• [Task brief]:
Write out the material exactly, with the pictures left out.

• [Stored data]:
★ ★ ★ ★ ★

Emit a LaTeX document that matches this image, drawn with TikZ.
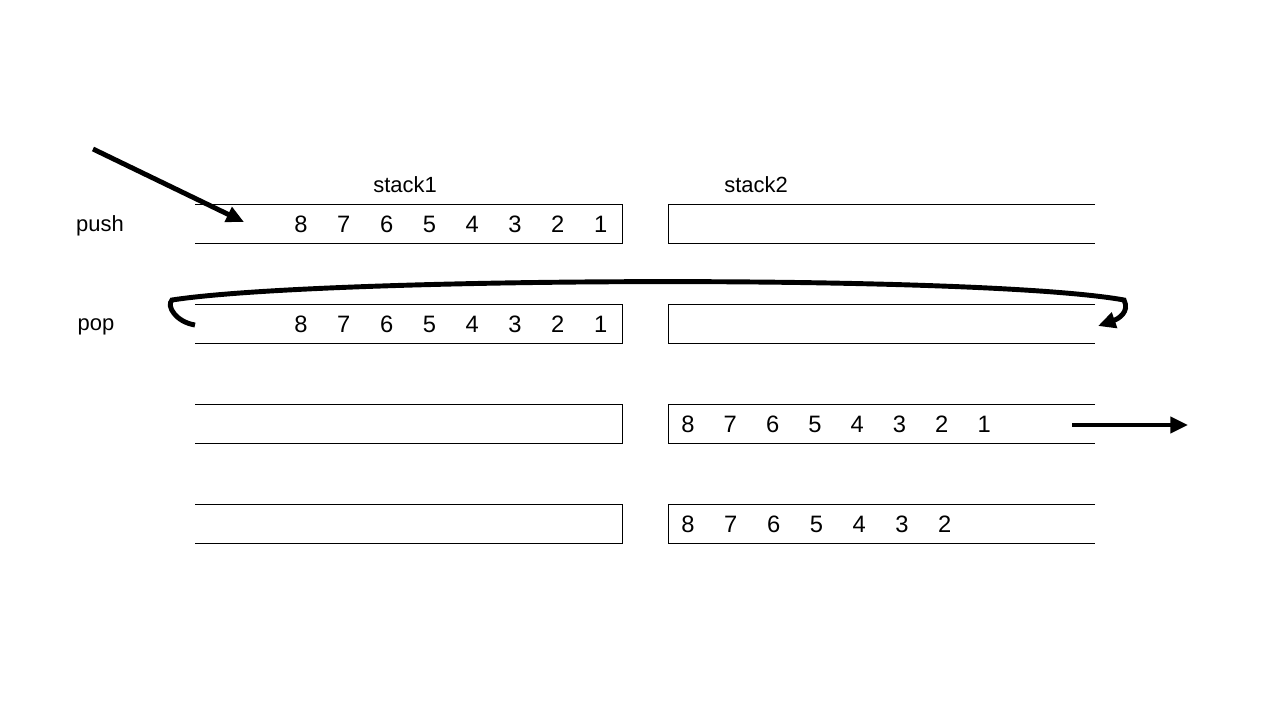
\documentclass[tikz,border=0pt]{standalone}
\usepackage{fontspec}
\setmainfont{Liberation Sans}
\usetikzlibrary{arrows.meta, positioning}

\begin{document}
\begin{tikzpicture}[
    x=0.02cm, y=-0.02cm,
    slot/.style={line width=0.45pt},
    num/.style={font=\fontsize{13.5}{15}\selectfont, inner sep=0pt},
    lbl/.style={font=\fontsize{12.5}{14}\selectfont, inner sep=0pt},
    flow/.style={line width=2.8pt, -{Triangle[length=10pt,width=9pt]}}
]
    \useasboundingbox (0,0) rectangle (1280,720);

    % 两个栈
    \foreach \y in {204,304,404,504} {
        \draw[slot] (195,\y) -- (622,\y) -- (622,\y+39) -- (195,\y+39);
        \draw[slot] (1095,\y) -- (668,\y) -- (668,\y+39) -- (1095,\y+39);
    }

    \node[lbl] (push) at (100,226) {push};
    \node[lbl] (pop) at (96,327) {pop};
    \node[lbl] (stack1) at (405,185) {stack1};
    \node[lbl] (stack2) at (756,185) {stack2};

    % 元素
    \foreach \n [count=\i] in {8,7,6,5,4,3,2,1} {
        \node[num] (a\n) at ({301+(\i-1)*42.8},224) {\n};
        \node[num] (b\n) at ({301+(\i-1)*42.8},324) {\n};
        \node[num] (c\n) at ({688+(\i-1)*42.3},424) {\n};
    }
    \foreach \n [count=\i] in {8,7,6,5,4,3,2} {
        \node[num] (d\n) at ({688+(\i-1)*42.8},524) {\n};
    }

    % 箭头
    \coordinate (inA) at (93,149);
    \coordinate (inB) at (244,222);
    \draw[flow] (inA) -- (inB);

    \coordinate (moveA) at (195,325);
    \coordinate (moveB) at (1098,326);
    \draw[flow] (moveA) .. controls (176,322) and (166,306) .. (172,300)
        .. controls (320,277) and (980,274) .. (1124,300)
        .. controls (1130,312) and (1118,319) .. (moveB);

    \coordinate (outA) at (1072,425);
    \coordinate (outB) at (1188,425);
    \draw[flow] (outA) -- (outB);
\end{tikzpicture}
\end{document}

★ ★ ★ ★ ★

• [Problem solution]:
Emit a LaTeX document that matches this image, drawn with TikZ.
\documentclass[tikz,border=0pt]{standalone}
\usepackage{fontspec}
\setmainfont{Liberation Sans}
\usetikzlibrary{arrows.meta, positioning}

\begin{document}
\begin{tikzpicture}[
    x=0.02cm, y=-0.02cm,
    slot/.style={line width=0.45pt},
    num/.style={font=\fontsize{13.5}{15}\selectfont, inner sep=0pt},
    lbl/.style={font=\fontsize{12.5}{14}\selectfont, inner sep=0pt},
    flow/.style={line width=2.8pt, -{Triangle[length=10pt,width=9pt]}}
]
    \useasboundingbox (0,0) rectangle (1280,720);

    % 两个栈
    \foreach \y in {204,304,404,504} {
        \draw[slot] (195,\y) -- (622,\y) -- (622,\y+39) -- (195,\y+39);
        \draw[slot] (1095,\y) -- (668,\y) -- (668,\y+39) -- (1095,\y+39);
    }

    \node[lbl] (push) at (100,226) {push};
    \node[lbl] (pop) at (96,327) {pop};
    \node[lbl] (stack1) at (405,185) {stack1};
    \node[lbl] (stack2) at (756,185) {stack2};

    % 元素
    \foreach \n [count=\i] in {8,7,6,5,4,3,2,1} {
        \node[num] (a\n) at ({301+(\i-1)*42.8},224) {\n};
        \node[num] (b\n) at ({301+(\i-1)*42.8},324) {\n};
        \node[num] (c\n) at ({688+(\i-1)*42.3},424) {\n};
    }
    \foreach \n [count=\i] in {8,7,6,5,4,3,2} {
        \node[num] (d\n) at ({688+(\i-1)*42.8},524) {\n};
    }

    % 箭头
    \coordinate (inA) at (93,149);
    \coordinate (inB) at (244,222);
    \draw[flow] (inA) -- (inB);

    \coordinate (moveA) at (195,325);
    \coordinate (moveB) at (1098,326);
    \draw[flow] (moveA) .. controls (176,322) and (166,306) .. (172,300)
        .. controls (320,277) and (980,274) .. (1124,300)
        .. controls (1130,312) and (1118,319) .. (moveB);

    \coordinate (outA) at (1072,425);
    \coordinate (outB) at (1188,425);
    \draw[flow] (outA) -- (outB);
\end{tikzpicture}
\end{document}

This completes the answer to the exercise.